# Mt Kinabalu



## ehanes7612 (May 7, 2014)

Going to Malaysia in Jan..anyone ever hike up Mt Kinabalu?


----------



## abax (May 7, 2014)

Are you going to be anywhere near Kuching? I have a very dear friend who
lives there and loves to talk orchids with American friends. He also speaks
several languages/local dialects and has some connections with local tribes
who guide around the area. Penan kids, I think.


----------



## ehanes7612 (May 7, 2014)

abax said:


> Are you going to be anywhere near Kuching? I have a very dear friend who
> lives there and loves to talk orchids with American friends. He also speaks
> several languages/local dialects and has some connections with local tribes
> who guide around the area. Penan kids, I think.



my trip is open ..not sure what I am doing yet...meeting friends in Kuala Lampur and taking it from there..but I have wanted to go to Mt Kinabalu for years now


----------



## Clark (May 7, 2014)

I have not.
But I am curious if your camera equipment is insured.
If so, could you pm me who you got the policy from?

Thanks Ed.


----------



## Ozpaph (May 7, 2014)

Don't you insure your camera gear on you home and contents insurance?


----------



## Martin (May 7, 2014)

I did in 2010! It was an great experience:

https://www.flickr.com/photos/epicphals/sets/72157624147864424/

https://www.flickr.com/photos/epicphals/sets/72157624148834476/


----------



## AdamD (May 7, 2014)

I hear Malaysian airlines has cheap rates... Lol.


----------



## ehanes7612 (May 7, 2014)

Martin said:


> I did in 2010! It was an great experience:
> 
> https://www.flickr.com/photos/epicphals/sets/72157624147864424/
> 
> https://www.flickr.com/photos/epicphals/sets/72157624148834476/



thanks


----------



## TyroneGenade (May 7, 2014)

I'm told that you don't need to walk up the mountain to see Roths in the wild. Apparently they grow along the road side in full sun... The person who told me this was pretty old and kept telling the same story over and over again when ever he had the chance... The experience clearly left its mark on his addled mind... Wish I was going to Mt Kinabalu.


----------



## NYEric (May 7, 2014)

AdamD said:


> I hear Malaysian airlines has cheap rates... Lol.


Wow! Another one for my Legion! :evil:


----------



## Justin (May 7, 2014)

TyroneGenade said:


> I'm told that you don't need to walk up the mountain to see Roths in the wild. Apparently they grow along the road side in full sun... The person who told me this was pretty old and kept telling the same story over and over again when ever he had the chance... The experience clearly left its mark on his addled mind... Wish I was going to Mt Kinabalu.

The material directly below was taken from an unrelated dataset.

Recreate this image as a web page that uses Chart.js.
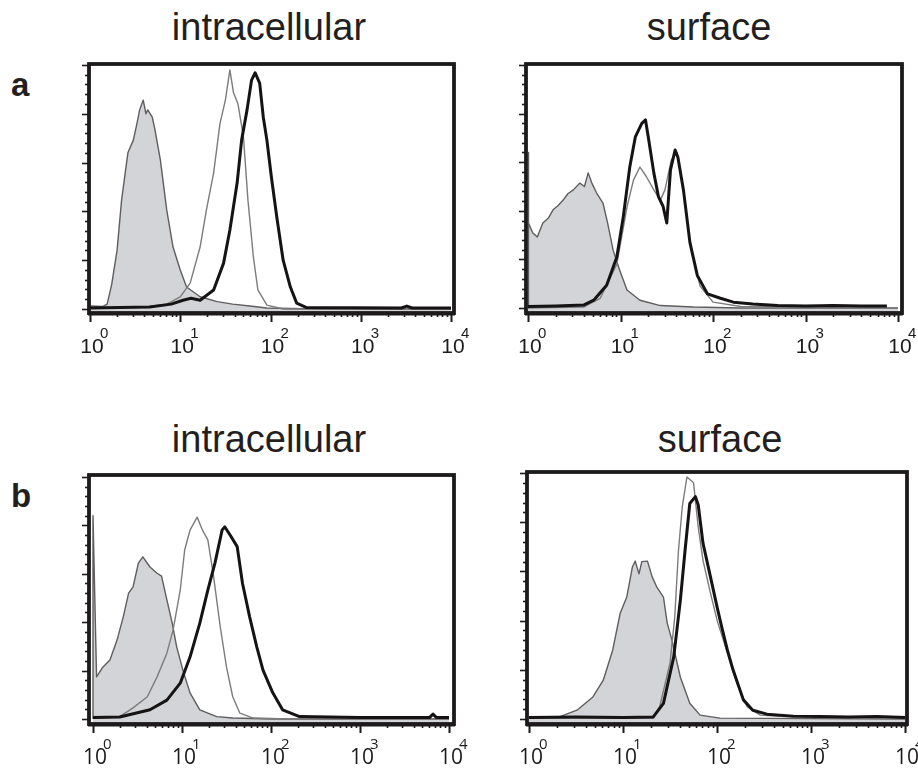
<!DOCTYPE html>
<html lang="en">
<head>
  <meta charset="UTF-8" />
  <title>intracellular / surface histograms</title>
  <script src="https://cdn.jsdelivr.net/npm/chart.js"></script>
  <style>
    body {
      margin: 0;
      background: #ffffff;
      font-family: "Liberation Sans", Arial, sans-serif;
      color: #231f20;
    }
    #page {
      position: relative;
      width: 918px;
      height: 769px;
      overflow: hidden;
    }
    #page canvas {
      position: absolute;
      left: 0;
      top: 0;
      pointer-events: none;
    }
    .title {
      position: absolute;
      font-size: 38px;
      line-height: 38px;
      white-space: nowrap;
      transform: translateX(-50%);
    }
    .letter {
      position: absolute;
      font-size: 33px;
      line-height: 33px;
      font-weight: bold;
    }
  </style>
</head>
<body>

<div id="page">
  <div class="title" style="left: 269px; top: 8px;">intracellular</div>
  <div class="title" style="left: 709px; top: 8px;">surface</div>
  <div class="title" style="left: 269px; top: 420px;">intracellular</div>
  <div class="title" style="left: 720px; top: 420px;">surface</div>
  <div class="letter" style="left: 11px; top: 68px;">a</div>
  <div class="letter" style="left: 11px; top: 479px;">b</div>
</div>

<script>
  // x values are log10 of fluorescence (10^0 .. 10^4), y values are counts in tick units
  const decades = [0, 1, 2, 3, 4];
  const decadeLabels = ['0', '1', '2', '3', '4'];
  const countTicks = [0, 1, 2, 3, 4, 5];

  // --- a, intracellular ---
  const isoA1X = [0, 0.14, 0.19, 0.24, 0.30, 0.35, 0.42, 0.48, 0.52, 0.55, 0.59, 0.62, 0.64, 0.69, 0.72, 0.78, 0.85, 0.92, 1.00, 1.07, 1.22, 1.41, 1.58, 1.77, 1.96, 2.5, 4];
  const isoA1Y = [0.06, 0.05, 0.1, 0.5, 1.2, 2.23, 3.2, 3.46, 3.8, 4.08, 4.28, 4.0, 4.08, 3.93, 3.67, 3.05, 2.03, 1.27, 0.8, 0.45, 0.25, 0.15, 0.1, 0.06, 0.02, 0, 0];
  const thinA1X = [0, 0.66, 0.85, 1.00, 1.11, 1.22, 1.29, 1.37, 1.44, 1.50, 1.55, 1.59, 1.64, 1.70, 1.75, 1.81, 1.86, 1.96, 2.14, 4];
  const thinA1Y = [0.02, 0.05, 0.1, 0.25, 0.53, 1.27, 2.03, 2.79, 3.8, 4.28, 4.9, 4.43, 4.2, 3.53, 2.23, 1.07, 0.39, 0.08, 0, 0];
  const thickA1X = [0, 0.66, 0.9, 1.03, 1.12, 1.22, 1.37, 1.48, 1.55, 1.63, 1.68, 1.74, 1.79, 1.83, 1.88, 1.92, 1.96, 2.01, 2.07, 2.14, 2.22, 2.29, 2.40, 3.45, 3.51, 3.57, 4];
  const thickA1Y = [0.02, 0.04, 0.1, 0.18, 0.22, 0.18, 0.39, 0.94, 1.62, 2.58, 3.46, 4.08, 4.69, 4.84, 4.63, 3.93, 3.46, 2.70, 1.88, 1.0, 0.45, 0.12, 0.03, 0.02, 0.06, 0.02, 0.02];

  // --- a, surface ---
  const isoA2X = [0, 0, 0.01, 0.05, 0.10, 0.16, 0.22, 0.27, 0.32, 0.38, 0.43, 0.49, 0.56, 0.61, 0.65, 0.69, 0.74, 0.81, 0.86, 0.92, 0.99, 1.07, 1.21, 1.43, 1.79, 2.3, 4];
  const isoA2Y = [0, 3.2, 1.75, 1.55, 1.46, 1.75, 1.85, 2.02, 2.1, 2.22, 2.35, 2.43, 2.57, 2.5, 2.78, 2.57, 2.37, 2.16, 1.75, 1.19, 0.78, 0.37, 0.16, 0.05, 0.02, 0, 0];
  const thinA2X = [0, 0.6, 0.78, 0.96, 1.07, 1.14, 1.21, 1.28, 1.36, 1.43, 1.48, 1.55, 1.61, 1.67, 1.75, 1.86, 2.0, 2.3, 4];
  const thinA2Y = [0, 0.02, 0.2, 0.9, 2.08, 2.63, 2.9, 2.7, 2.43, 2.22, 2.43, 3.05, 3.2, 2.57, 1.35, 0.45, 0.12, 0.03, 0];
  const thickA2X = [0, 0.3, 0.6, 0.71, 0.85, 0.96, 1.03, 1.10, 1.16, 1.23, 1.27, 1.30, 1.36, 1.41, 1.46, 1.50, 1.54, 1.59, 1.62, 1.68, 1.75, 1.83, 1.94, 2.08, 2.22, 2.43, 2.7, 3.0, 3.3, 3.6, 3.88];
  const thickA2Y = [0.03, 0.04, 0.06, 0.16, 0.47, 1.05, 1.88, 2.9, 3.52, 3.8, 3.87, 3.52, 2.78, 2.29, 2.09, 1.75, 2.84, 3.25, 3.1, 2.43, 1.35, 0.67, 0.29, 0.2, 0.12, 0.08, 0.05, 0.04, 0.05, 0.04, 0.04];

  // --- b, intracellular ---
  const isoB1X = [0, 0, 0.04, 0.11, 0.19, 0.27, 0.34, 0.40, 0.45, 0.51, 0.56, 0.64, 0.72, 0.77, 0.83, 0.89, 0.94, 1.01, 1.09, 1.20, 1.39, 1.57, 2.0, 4];
  const isoB1Y = [0, 4.2, 0.87, 1.07, 1.22, 1.63, 2.11, 2.6, 2.73, 3.22, 3.35, 3.14, 3.01, 2.95, 2.46, 1.98, 1.49, 1.01, 0.54, 0.19, 0.05, 0.02, 0, 0];
  const thinB1X = [0, 0.3, 0.45, 0.61, 0.72, 0.83, 0.90, 0.98, 1.03, 1.09, 1.17, 1.23, 1.29, 1.35, 1.43, 1.50, 1.57, 1.65, 1.80, 2.2, 4];
  const thinB1Y = [0.02, 0.05, 0.23, 0.46, 0.87, 1.36, 1.84, 2.66, 3.49, 3.9, 4.17, 3.9, 3.7, 3.01, 1.9, 1.07, 0.46, 0.12, 0.02, 0, 0];
  const thickB1X = [0, 0.3, 0.64, 0.83, 0.98, 1.09, 1.20, 1.29, 1.37, 1.45, 1.48, 1.54, 1.62, 1.68, 1.76, 1.84, 1.91, 2.02, 2.13, 2.32, 3.0, 3.78, 3.82, 3.86, 4];
  const thickB1Y = [0.03, 0.04, 0.19, 0.39, 0.74, 1.28, 1.98, 2.66, 3.22, 3.9, 3.97, 3.8, 3.56, 2.8, 2.11, 1.49, 1.01, 0.54, 0.19, 0.05, 0.03, 0.03, 0.1, 0.03, 0.03];

  // --- b, surface ---
  const isoB2X = [0, 0.33, 0.51, 0.68, 0.79, 0.89, 0.97, 1.04, 1.10, 1.13, 1.17, 1.20, 1.26, 1.31, 1.36, 1.43, 1.47, 1.52, 1.61, 1.71, 1.82, 2.03, 4];
  const isoB2Y = [0.02, 0.05, 0.18, 0.45, 0.79, 1.4, 2.15, 2.48, 3.09, 3.21, 2.95, 3.2, 3.21, 2.89, 2.68, 2.48, 1.95, 1.61, 0.85, 0.32, 0.08, 0.02, 0];
  const thinB2X = [0, 1.32, 1.39, 1.50, 1.55, 1.59, 1.63, 1.68, 1.75, 1.80, 1.85, 1.93, 2.0, 2.11, 2.21, 2.32, 2.46, 2.8, 4];
  const thinB2Y = [0.02, 0.02, 0.25, 1.14, 2.07, 3.43, 4.31, 4.92, 4.8, 3.9, 3.23, 2.56, 2.01, 1.34, 0.73, 0.25, 0.08, 0.04, 0.02];
  const thickB2X = [0, 0.5, 1.0, 1.32, 1.43, 1.54, 1.61, 1.66, 1.71, 1.77, 1.80, 1.85, 1.93, 2.0, 2.05, 2.11, 2.17, 2.28, 2.38, 2.53, 2.81, 3.1, 3.4, 3.7, 4];
  const thickB2Y = [0.03, 0.04, 0.03, 0.04, 0.32, 1.27, 2.42, 3.43, 4.38, 4.52, 4.35, 3.58, 2.89, 2.28, 1.87, 1.4, 1.0, 0.39, 0.18, 0.1, 0.06, 0.05, 0.04, 0.05, 0.03];

  // frame = [left, top, right, bottom] of the plot box on the page
  const panels = [
    { frame: [89, 64, 454, 313], xRange: [-0.011, 4.033], yRange: [-0.082, 5.02], font: '"Liberation Sans", Arial, sans-serif',
      series: [[isoA1X, isoA1Y], [thinA1X, thinA1Y], [thickA1X, thickA1Y]] },
    { frame: [526, 64, 902, 313], xRange: [-0.022, 4.043], yRange: [-0.103, 5.02], font: '"Liberation Sans", Arial, sans-serif',
      series: [[isoA2X, isoA2Y], [thinA2X, thinA2Y], [thickA2X, thickA2Y]] },
    { frame: [89, 475, 454, 724], xRange: [-0.045, 4.056], yRange: [-0.103, 5.04], font: '"Open Sans", sans-serif',
      series: [[isoB1X, isoB1Y], [thinB1X, thinB1Y], [thickB1X, thickB1Y]] },
    { frame: [527, 472, 907, 724], xRange: [-0.021, 4.02], yRange: [-0.10, 5.02], font: '"Open Sans", sans-serif',
      series: [[isoB2X, isoB2Y], [thinB2X, thinB2Y], [thickB2X, thickB2Y]] }
  ];

  function toPoints(xs, ys) {
    return xs.map((x, i) => ({ x: x, y: ys[i] }));
  }

  // box, log ticks and 10^n labels
  const facsAxes = {
    id: 'facsAxes',
    afterDatasetsDraw(chart, args, opts) {
      const { ctx, chartArea: a, scales } = chart;
      const xs = scales.x, ys = scales.y;
      ctx.save();
      ctx.strokeStyle = '#1c1a1b';
      ctx.fillStyle = '#1c1a1b';

      // y ticks on the left, minor every 0.2
      ctx.lineWidth = 1.6;
      countTicks.forEach(v => {
        const py = Math.round(ys.getPixelForValue(v)) + 0.5;
        ctx.beginPath(); ctx.moveTo(a.left - 7, py); ctx.lineTo(a.left, py); ctx.stroke();
        if (v < countTicks[countTicks.length - 1]) {
          for (let k = 1; k < 5; k++) {
            const my = Math.round(ys.getPixelForValue(v + k * 0.2)) + 0.5;
            ctx.beginPath(); ctx.moveTo(a.left - 4, my); ctx.lineTo(a.left, my); ctx.stroke();
          }
        }
      });

      // x ticks below, decades long, 2..9 short
      decades.forEach(d => {
        const px = Math.round(xs.getPixelForValue(d)) + 0.5;
        ctx.lineWidth = 2;
        ctx.beginPath(); ctx.moveTo(px, a.bottom); ctx.lineTo(px, a.bottom + 9); ctx.stroke();
        if (d < decades[decades.length - 1]) {
          ctx.lineWidth = 1.6;
          for (let k = 2; k < 10; k++) {
            const mx = Math.round(xs.getPixelForValue(d + Math.log10(k))) + 0.5;
            ctx.beginPath(); ctx.moveTo(mx, a.bottom); ctx.lineTo(mx, a.bottom + 4); ctx.stroke();
          }
        }
      });

      // frame
      ctx.lineWidth = 3.8;
      ctx.strokeRect(a.left, a.top, a.right - a.left, a.bottom - a.top);
      ctx.lineWidth = 2;
      ctx.beginPath(); ctx.moveTo(a.left - 1, a.bottom + 1.5); ctx.lineTo(a.right + 1, a.bottom + 1.5); ctx.stroke();

      // labels: 10 with raised exponent
      decades.forEach((d, i) => {
        const px = xs.getPixelForValue(d);
        ctx.font = '21px ' + opts.font;
        ctx.textAlign = 'center';
        ctx.textBaseline = 'alphabetic';
        ctx.fillText('10', px + 2, a.bottom + 40);
        ctx.font = '15px ' + opts.font;
        ctx.textAlign = 'left';
        ctx.fillText(decadeLabels[i], px + 10, a.bottom + 25);
      });
      ctx.restore();
    }
  };

  const page = document.getElementById('page');

  panels.forEach(p => {
    const canvas = document.createElement('canvas');
    canvas.width = 918;
    canvas.height = 769;
    page.appendChild(canvas);

    const [iso, thin, thick] = p.series;
    new Chart(canvas.getContext('2d'), {
      type: 'line',
      data: {
        datasets: [
          { data: toPoints(thick[0], thick[1]), borderColor: '#151314', borderWidth: 3, fill: false, order: 1 },
          { data: toPoints(thin[0], thin[1]), borderColor: '#7d7b7c', borderWidth: 1.4, fill: false, order: 2 },
          { data: toPoints(iso[0], iso[1]), borderColor: '#5f5d5e', borderWidth: 1.4, backgroundColor: '#d3d4d7', fill: 'start', order: 3 }
        ]
      },
      options: {
        responsive: false,
        animation: false,
        events: [],
        layout: {
          padding: { left: p.frame[0], top: p.frame[1], right: 918 - p.frame[2], bottom: 769 - p.frame[3] }
        },
        elements: {
          point: { radius: 0 },
          line: { tension: 0, borderJoinStyle: 'round' }
        },
        scales: {
          x: { type: 'linear', display: false, min: p.xRange[0], max: p.xRange[1] },
          y: { type: 'linear', display: false, min: p.yRange[0], max: p.yRange[1] }
        },
        plugins: {
          legend: { display: false },
          tooltip: { enabled: false },
          facsAxes: { font: p.font }
        }
      },
      plugins: [facsAxes]
    });
  });
</script>

</body>
</html>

That would be a sight for sure. 

Ed keep us posted sounds like a great trip.


----------



## AdamD (May 7, 2014)

Ed, all joking aside that would be my dream trip. I do believe one day my wife and I will venture there. I am very jealous and if you do decide to go I wish you the best of luck on what would be to me a very spiritual and naturalistic journey. 

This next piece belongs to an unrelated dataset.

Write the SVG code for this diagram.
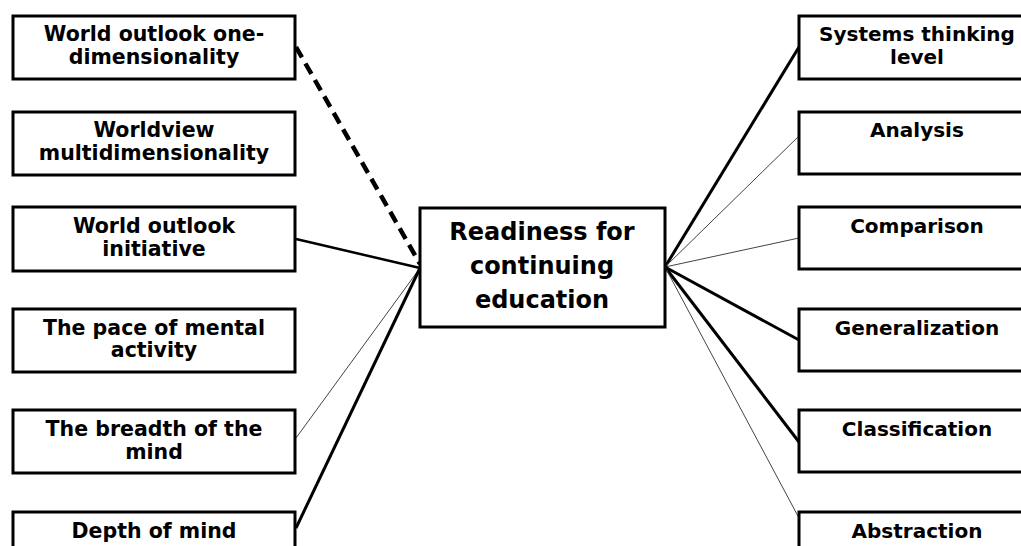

And, Eric, I'm slowly coming out of my shell here... I have one whacked out sense of humor which will probably offend most people most of the time. So I choose to keep it reserved.


----------



## Migrant13 (May 7, 2014)

Wow looks like it was a fantastic trip. Thanks for sharing the pictures.


ehanes7612 said:


> thanks


----------



## Trithor (May 8, 2014)

this place?





I took both my boys there some years back. Well worth the effort! Enjoy! (I will hunt some of the pics and post them over the weekend if you want)


----------



## Ozpaph (May 8, 2014)

nice photo


----------



## SlipperFan (May 10, 2014)

Trithor said:


> this place?
> 
> 
> 
> ...


Please do!


----------